### [Task prompt]
Give back the full listing verbatim, apart from its images.

──────── Data for the task

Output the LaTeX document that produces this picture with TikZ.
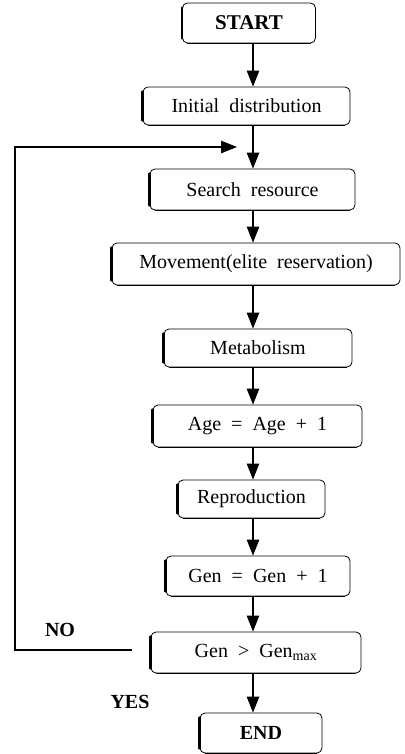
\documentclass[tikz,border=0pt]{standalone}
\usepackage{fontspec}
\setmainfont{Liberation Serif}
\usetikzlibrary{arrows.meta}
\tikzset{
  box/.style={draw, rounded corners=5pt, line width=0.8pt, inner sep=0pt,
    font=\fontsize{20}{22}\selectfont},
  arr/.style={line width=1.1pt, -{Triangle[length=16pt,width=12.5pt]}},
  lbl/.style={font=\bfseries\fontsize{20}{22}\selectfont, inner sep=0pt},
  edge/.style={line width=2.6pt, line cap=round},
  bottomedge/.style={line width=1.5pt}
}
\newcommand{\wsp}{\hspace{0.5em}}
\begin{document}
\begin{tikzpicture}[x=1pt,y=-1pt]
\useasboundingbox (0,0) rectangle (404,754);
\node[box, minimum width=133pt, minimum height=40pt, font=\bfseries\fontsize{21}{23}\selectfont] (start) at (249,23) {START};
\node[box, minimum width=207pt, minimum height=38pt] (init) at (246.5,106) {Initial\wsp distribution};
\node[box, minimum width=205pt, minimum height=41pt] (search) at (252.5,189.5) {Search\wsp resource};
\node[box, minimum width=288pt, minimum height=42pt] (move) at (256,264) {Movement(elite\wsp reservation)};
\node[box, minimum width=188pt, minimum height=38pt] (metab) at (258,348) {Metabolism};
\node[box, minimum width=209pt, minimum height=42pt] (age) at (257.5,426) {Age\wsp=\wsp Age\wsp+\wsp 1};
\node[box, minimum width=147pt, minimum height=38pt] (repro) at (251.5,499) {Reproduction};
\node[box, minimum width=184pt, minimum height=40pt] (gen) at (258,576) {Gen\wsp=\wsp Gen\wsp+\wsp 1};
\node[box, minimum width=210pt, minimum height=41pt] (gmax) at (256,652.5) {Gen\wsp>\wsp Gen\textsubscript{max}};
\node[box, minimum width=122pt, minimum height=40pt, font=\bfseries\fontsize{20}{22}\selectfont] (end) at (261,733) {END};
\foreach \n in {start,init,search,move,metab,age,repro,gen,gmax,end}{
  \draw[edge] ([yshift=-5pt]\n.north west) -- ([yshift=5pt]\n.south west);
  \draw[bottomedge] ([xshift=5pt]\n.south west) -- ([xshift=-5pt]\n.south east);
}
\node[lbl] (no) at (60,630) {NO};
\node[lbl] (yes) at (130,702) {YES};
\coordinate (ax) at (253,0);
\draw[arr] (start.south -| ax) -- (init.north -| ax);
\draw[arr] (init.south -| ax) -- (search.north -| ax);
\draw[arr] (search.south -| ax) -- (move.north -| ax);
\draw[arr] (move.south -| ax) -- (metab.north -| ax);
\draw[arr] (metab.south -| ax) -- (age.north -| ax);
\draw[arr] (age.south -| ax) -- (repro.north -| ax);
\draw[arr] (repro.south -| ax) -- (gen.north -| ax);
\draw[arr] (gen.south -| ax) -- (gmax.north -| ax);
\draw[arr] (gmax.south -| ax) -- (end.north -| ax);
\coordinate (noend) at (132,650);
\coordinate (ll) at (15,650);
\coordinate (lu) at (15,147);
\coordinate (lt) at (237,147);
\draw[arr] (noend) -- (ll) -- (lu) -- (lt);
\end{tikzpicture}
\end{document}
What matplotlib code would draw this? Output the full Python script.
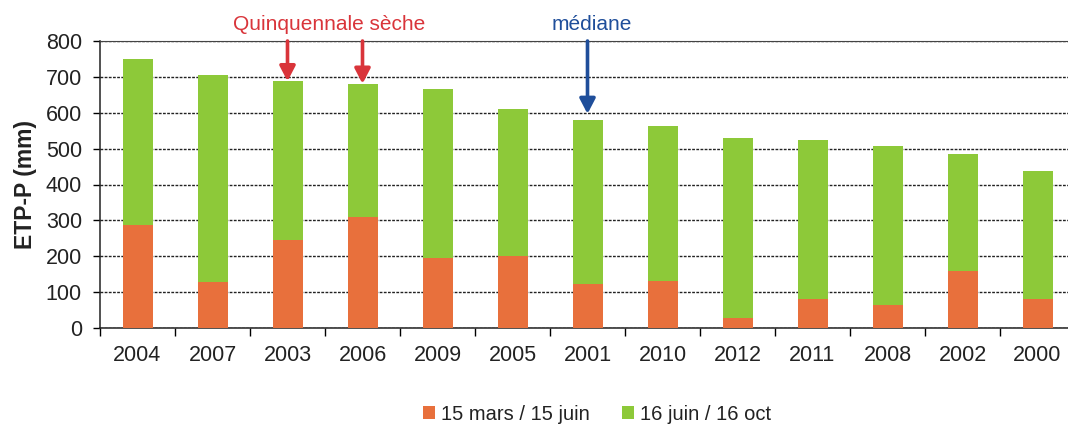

────────────────

### [Answer to the problem]
Output the LaTeX document that produces this picture with TikZ.
\documentclass[tikz,border=0pt]{standalone}
\usepackage{fontspec}
\setmainfont{Liberation Serif}
\usetikzlibrary{arrows.meta}
\tikzset{
  box/.style={draw, rounded corners=5pt, line width=0.8pt, inner sep=0pt,
    font=\fontsize{20}{22}\selectfont},
  arr/.style={line width=1.1pt, -{Triangle[length=16pt,width=12.5pt]}},
  lbl/.style={font=\bfseries\fontsize{20}{22}\selectfont, inner sep=0pt},
  edge/.style={line width=2.6pt, line cap=round},
  bottomedge/.style={line width=1.5pt}
}
\newcommand{\wsp}{\hspace{0.5em}}
\begin{document}
\begin{tikzpicture}[x=1pt,y=-1pt]
\useasboundingbox (0,0) rectangle (404,754);
\node[box, minimum width=133pt, minimum height=40pt, font=\bfseries\fontsize{21}{23}\selectfont] (start) at (249,23) {START};
\node[box, minimum width=207pt, minimum height=38pt] (init) at (246.5,106) {Initial\wsp distribution};
\node[box, minimum width=205pt, minimum height=41pt] (search) at (252.5,189.5) {Search\wsp resource};
\node[box, minimum width=288pt, minimum height=42pt] (move) at (256,264) {Movement(elite\wsp reservation)};
\node[box, minimum width=188pt, minimum height=38pt] (metab) at (258,348) {Metabolism};
\node[box, minimum width=209pt, minimum height=42pt] (age) at (257.5,426) {Age\wsp=\wsp Age\wsp+\wsp 1};
\node[box, minimum width=147pt, minimum height=38pt] (repro) at (251.5,499) {Reproduction};
\node[box, minimum width=184pt, minimum height=40pt] (gen) at (258,576) {Gen\wsp=\wsp Gen\wsp+\wsp 1};
\node[box, minimum width=210pt, minimum height=41pt] (gmax) at (256,652.5) {Gen\wsp>\wsp Gen\textsubscript{max}};
\node[box, minimum width=122pt, minimum height=40pt, font=\bfseries\fontsize{20}{22}\selectfont] (end) at (261,733) {END};
\foreach \n in {start,init,search,move,metab,age,repro,gen,gmax,end}{
  \draw[edge] ([yshift=-5pt]\n.north west) -- ([yshift=5pt]\n.south west);
  \draw[bottomedge] ([xshift=5pt]\n.south west) -- ([xshift=-5pt]\n.south east);
}
\node[lbl] (no) at (60,630) {NO};
\node[lbl] (yes) at (130,702) {YES};
\coordinate (ax) at (253,0);
\draw[arr] (start.south -| ax) -- (init.north -| ax);
\draw[arr] (init.south -| ax) -- (search.north -| ax);
\draw[arr] (search.south -| ax) -- (move.north -| ax);
\draw[arr] (move.south -| ax) -- (metab.north -| ax);
\draw[arr] (metab.south -| ax) -- (age.north -| ax);
\draw[arr] (age.south -| ax) -- (repro.north -| ax);
\draw[arr] (repro.south -| ax) -- (gen.north -| ax);
\draw[arr] (gen.south -| ax) -- (gmax.north -| ax);
\draw[arr] (gmax.south -| ax) -- (end.north -| ax);
\coordinate (noend) at (132,650);
\coordinate (ll) at (15,650);
\coordinate (lu) at (15,147);
\coordinate (lt) at (237,147);
\draw[arr] (noend) -- (ll) -- (lu) -- (lt);
\end{tikzpicture}
\end{document}
What matplotlib code would draw this? Output the full Python script.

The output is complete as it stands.